Note: $C$ is a constant depending on $d$ . The results match the conjectured computational thresholds for the full tensor observation model (up to constants), suggesting that the matrix projection does not fundamentally degrade the computational complexity of the problem in the dense regime.

5. Significance

Bridging Theory and Practice: The paper validates the common heuristic of using adjacency matrices for hypergraph analysis. It provides rigorous guarantees that this computationally convenient reduction does not sacrifice the fundamental statistical limits of detecting planted structures.
Handling Dependence: The work provides a blueprint for analyzing spectral methods on data with complex, higher-order dependencies (like co-occurrence matrices) where standard random matrix theory assumptions (independent entries) do not hold.
Optimality: The results suggest that the $\sqrt{n}$ barrier, known to be the computational limit for the standard graph planted clique problem, extends to hypergraphs even when only pairwise projections are available.
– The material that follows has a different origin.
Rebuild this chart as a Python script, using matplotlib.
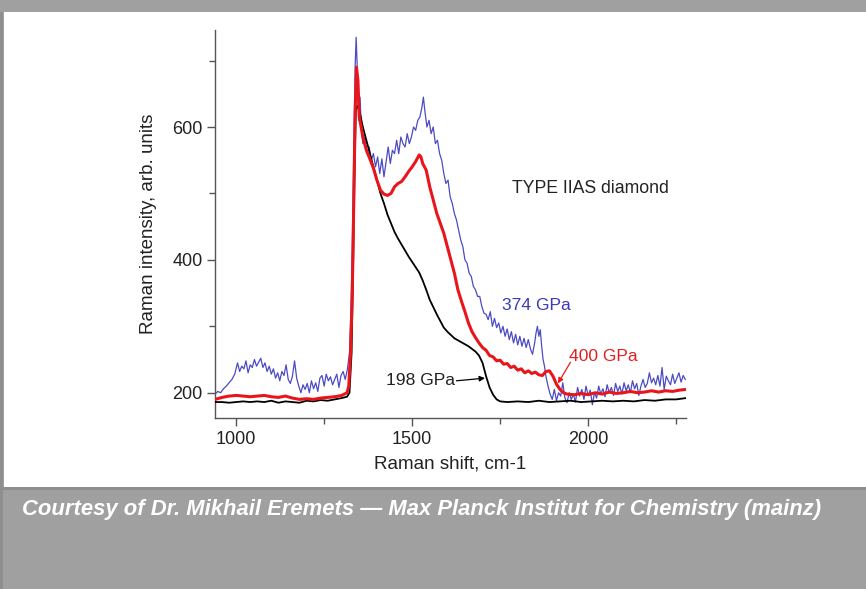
import matplotlib
matplotlib.use("Agg")
import matplotlib.pyplot as plt
from matplotlib.patches import Rectangle
from matplotlib.ticker import MultipleLocator

# ---------------- data ----------------
black_x = [940, 960, 980, 1000, 1020, 1040, 1060, 1080, 1100, 1120, 1140, 1160, 1180, 1200,
           1220, 1240, 1260, 1280, 1300, 1315, 1322, 1328, 1332, 1336, 1340, 1344, 1350, 1360,
           1370, 1380, 1390, 1400, 1410, 1420, 1430, 1440, 1450, 1460, 1470, 1480, 1490, 1500,
           1510, 1520, 1530, 1540, 1550, 1560, 1570, 1580, 1590, 1600, 1610, 1620, 1630, 1640,
           1650, 1660, 1670, 1680, 1690, 1700, 1710, 1720, 1730, 1740, 1750, 1770, 1800, 1830,
           1860, 1890, 1920, 1950, 1980, 2010, 2040, 2070, 2100, 2130, 2160, 2190, 2220, 2250, 2278]
black_y = [186, 186, 185, 186, 187, 186, 187, 186, 188, 185, 187, 186, 185, 188,
           187, 189, 188, 190, 192, 194, 200, 260, 380, 520, 625, 632, 625, 600,
           580, 560, 540, 520, 500, 485, 468, 455, 442, 432, 423, 414, 405, 397,
           389, 381, 369, 355, 340, 329, 318, 308, 298, 292, 287, 282, 279, 276,
           273, 270, 266, 262, 256, 245, 225, 208, 197, 190, 187, 186, 187, 186,
           188, 186, 187, 188, 186, 187, 188, 187, 188, 187, 189, 188, 190, 190, 192]

red_x = [940, 960, 980, 1000, 1020, 1040, 1060, 1080, 1100, 1120, 1140, 1160, 1180, 1200,
         1220, 1240, 1260, 1280, 1300, 1315, 1320, 1325, 1330, 1334, 1338, 1342, 1346, 1350,
         1360, 1370, 1380, 1390, 1400, 1410, 1420, 1430, 1440, 1450, 1460, 1470, 1480, 1490,
         1500, 1510, 1520, 1525, 1530, 1540, 1550, 1560, 1570, 1580, 1590, 1600, 1610, 1620,
         1630, 1640, 1650, 1660, 1670, 1680, 1690, 1700, 1710, 1720, 1730, 1740, 1750, 1760,
         1770, 1780, 1790, 1800, 1810, 1820, 1830, 1840, 1850, 1860, 1870, 1880, 1890, 1900,
         1910, 1920, 1930, 1940, 1960, 1980, 2000, 2020, 2040, 2060, 2080, 2100, 2120, 2140,
         2160, 2180, 2200, 2220, 2240, 2260, 2278]
red_y = [190, 193, 195, 196, 195, 194, 195, 196, 194, 193, 195, 192, 190, 191,
         190, 192, 193, 194, 196, 200, 210, 260, 350, 480, 620, 690, 670, 615,
         585, 565, 552, 538, 520, 505, 499, 497, 500, 510, 515, 518, 525, 533,
         540, 548, 558, 555, 545, 535, 510, 490, 470, 455, 440, 420, 400, 380,
         355, 338, 322, 305, 292, 283, 275, 268, 264, 256, 254, 248, 249, 243,
         244, 238, 240, 234, 236, 230, 233, 229, 231, 227, 226, 232, 233, 225,
         213, 205, 200, 198, 197, 199, 197, 200, 198, 201, 199, 200, 202, 200,
         201, 203, 201, 203, 202, 204, 205]

blue_x = [940, 948, 956, 964, 972, 980, 988, 996, 1004, 1010, 1016, 1022, 1028, 1034, 1040,
          1046, 1052, 1058, 1064, 1070, 1076, 1082, 1088, 1094, 1100, 1106, 1112, 1118, 1124,
          1130, 1136, 1142, 1148, 1154, 1160, 1166, 1172, 1178, 1184, 1190, 1196, 1202, 1208,
          1214, 1220, 1226, 1232, 1238, 1244, 1250, 1256, 1262, 1268, 1274, 1280, 1286, 1292,
          1298, 1304, 1310, 1316, 1322, 1326, 1330, 1334, 1338, 1341, 1344, 1348, 1352, 1356,
          1360, 1366, 1372, 1378, 1384, 1390, 1396, 1402, 1408, 1414, 1420, 1426, 1432, 1438,
          1444, 1450, 1456, 1462, 1468, 1474, 1480, 1486, 1492, 1498, 1504, 1510, 1516, 1522,
          1528, 1532, 1536, 1542, 1548, 1554, 1560, 1566, 1572, 1578, 1584, 1590, 1596, 1602,
          1608, 1614, 1620, 1626, 1632, 1638, 1644, 1650, 1656, 1662, 1668, 1674, 1680, 1686,
          1692, 1698, 1704, 1710, 1716, 1722, 1728, 1734, 1740, 1746, 1752, 1758, 1764, 1770,
          1776, 1782, 1788, 1794, 1800, 1806, 1812, 1818, 1824, 1830, 1836, 1842, 1848, 1852,
          1856, 1860, 1864, 1868, 1872, 1876, 1880, 1886, 1892, 1898, 1904, 1910, 1916, 1922,
          1928, 1934, 1940, 1946, 1952, 1958, 1964, 1970, 1976, 1982, 1988, 1994, 2000, 2006,
          2012, 2018, 2024, 2030, 2036, 2042, 2048, 2054, 2060, 2066, 2072, 2078, 2084, 2090,
          2096, 2102, 2108, 2114, 2120, 2126, 2132, 2138, 2144, 2150, 2156, 2162, 2168, 2174,
          2180, 2186, 2192, 2198, 2204, 2210, 2216, 2222, 2228, 2234, 2240, 2246, 2252, 2258,
          2264, 2270, 2276]
blue_y = [198, 202, 200, 206, 210, 215, 220, 228, 245, 232, 240, 236, 248, 230, 242,
          238, 250, 240, 246, 252, 238, 245, 232, 240, 228, 236, 222, 230, 218,
          232, 226, 242, 220, 214, 225, 248, 222, 210, 200, 212, 205, 214, 200,
          218, 206, 215, 202, 222, 226, 210, 228, 218, 224, 212, 220, 228, 208,
          226, 232, 220, 235, 260, 320, 420, 560, 690, 735, 690, 610, 645, 595,
          575, 585, 560, 570, 550, 560, 540, 555, 530, 552, 525, 548, 570, 545,
          565, 560, 580, 560, 585, 575, 570, 590, 575, 585, 600, 595, 610, 615,
          630, 645, 625, 600, 610, 590, 600, 575, 580, 560, 550, 530, 515, 520,
          495, 485, 470, 460, 445, 430, 420, 400, 395, 380, 375, 360, 355, 345,
          345, 330, 320, 318, 310, 322, 300, 312, 298, 305, 290, 300, 285, 296,
          280, 292, 275, 288, 272, 285, 270, 282, 268, 280, 266, 258, 275, 290,
          300, 285, 295, 270, 250, 240, 225, 210, 198, 190, 205, 188, 200, 195,
          215, 192, 185, 200, 190, 198, 186, 208, 195, 205, 190, 210, 196, 204,
          182, 200, 192, 210, 198, 206, 194, 212, 200, 208, 196, 214, 202, 210,
          198, 215, 203, 212, 200, 218, 206, 214, 196, 210, 220, 208, 214, 230,
          215, 222, 212, 226, 210, 238, 205, 225, 218, 212, 228, 214, 222, 230,
          216, 226, 220]

x_ticks = [1000, 1500, 2000]
y_ticks = [200, 400, 600]

# ---------------- figure ----------------
W, H = 866, 589
fig = plt.figure(figsize=(W / 100, H / 100), dpi=100, facecolor='#a0a0a0')

# white panel and borders
fig.patches.append(Rectangle((4 / W, 1 - 487 / H), 1 - 4 / W, 475 / H,
                             transform=fig.transFigure, facecolor='white',
                             edgecolor='none', zorder=-10))
fig.patches.append(Rectangle((0, 1 - 490 / H), 1, 3 / H, transform=fig.transFigure,
                             facecolor='#8e8e8e', edgecolor='none', zorder=-10))
fig.patches.append(Rectangle((0, 0), 3 / W, 1 - 12 / H, transform=fig.transFigure,
                             facecolor='#8e8e8e', edgecolor='none', zorder=-10))

ax = fig.add_axes([215 / W, 1 - 418 / H, (686 - 215) / W, (418 - 30) / H])
ax.set_zorder(5)
ax.set_facecolor('none')

ax.plot(blue_x, blue_y, color='#4b4bc3', lw=0.9, zorder=2)
ax.plot(black_x, black_y, color='black', lw=1.3, zorder=3)
ax.plot(red_x, red_y, color='#e8161b', lw=2.2, zorder=4)

ax.set_xlim(940, 2278)
ax.set_ylim(162, 746)
ax.set_xticks(x_ticks)
ax.set_yticks(y_ticks)
ax.xaxis.set_minor_locator(MultipleLocator(250))
ax.yaxis.set_minor_locator(MultipleLocator(100))

for s in ['top', 'right']:
    ax.spines[s].set_visible(False)
for s in ['left', 'bottom']:
    ax.spines[s].set_color('#555555')
    ax.spines[s].set_linewidth(1.0)

font = 'Liberation Sans'
ax.tick_params(axis='both', which='major', direction='out', length=6, width=1,
               color='#555555', labelsize=13, labelcolor='#222222', pad=3)
ax.tick_params(axis='both', which='minor', direction='out', length=4, width=1,
               color='#555555')
for lab in ax.get_xticklabels() + ax.get_yticklabels():
    lab.set_fontfamily(font)

ax.set_xlabel('Raman shift, cm-1', fontsize=13.5, family=font, color='#222222', labelpad=6)
ax.set_ylabel('Raman intensity, arb. units', fontsize=13.5, family=font, color='#222222',
              labelpad=11)

ax.text(1784, 508, 'TYPE IIAS diamond', fontsize=12.7, family=font, color='#222222',
        va='center', ha='left')
ax.text(1755, 332, '374 GPa', fontsize=12.6, family=font, color='#3b3bb8',
        va='center', ha='left')
ax.text(1946, 254, '400 GPa', fontsize=12.6, family=font, color='#e02020',
        va='center', ha='left')
ax.text(1622, 218, '198 GPa', fontsize=12.6, family=font, color='#222222',
        va='center', ha='right')

ax.annotate('', xy=(1707, 222), xytext=(1626, 218),
            arrowprops=dict(arrowstyle='-|>', color='black', lw=0.9,
                            mutation_scale=8, shrinkA=0, shrinkB=0))
ax.annotate('', xy=(1914, 214), xytext=(1950, 246),
            arrowprops=dict(arrowstyle='-|>', color='#e02020', lw=0.9,
                            mutation_scale=8, shrinkA=0, shrinkB=0))

fig.text(22 / W, 1 - 509 / H,
         'Courtesy of Dr. Mikhail Eremets \u2014 Max Planck Institut for Chemistry (mainz)',
         family='Liberation Sans', fontweight='bold',
         style='italic', fontsize=15.8, color='white', va='center', ha='left')

fig.savefig('out.png', dpi=100, facecolor=fig.get_facecolor())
This implies that the "loss of information" from the projection is not severe enough to push the problem into a regime requiring super-polynomial time (assuming the hardness conjectures for the full tensor model hold).
Future Directions: The authors note that while they assume $p$ is known (oracle setting), the results suggest that estimating $p$ from the matrix trace or diagonal is a viable path for practical implementation.

In summary, this paper rigorously demonstrates that spectral methods on the adjacency matrix are sufficient for both detecting and recovering planted cliques in hypergraphs, achieving the same $\sqrt{n}$ scaling as methods that would theoretically require access to the full hyperedge tensor.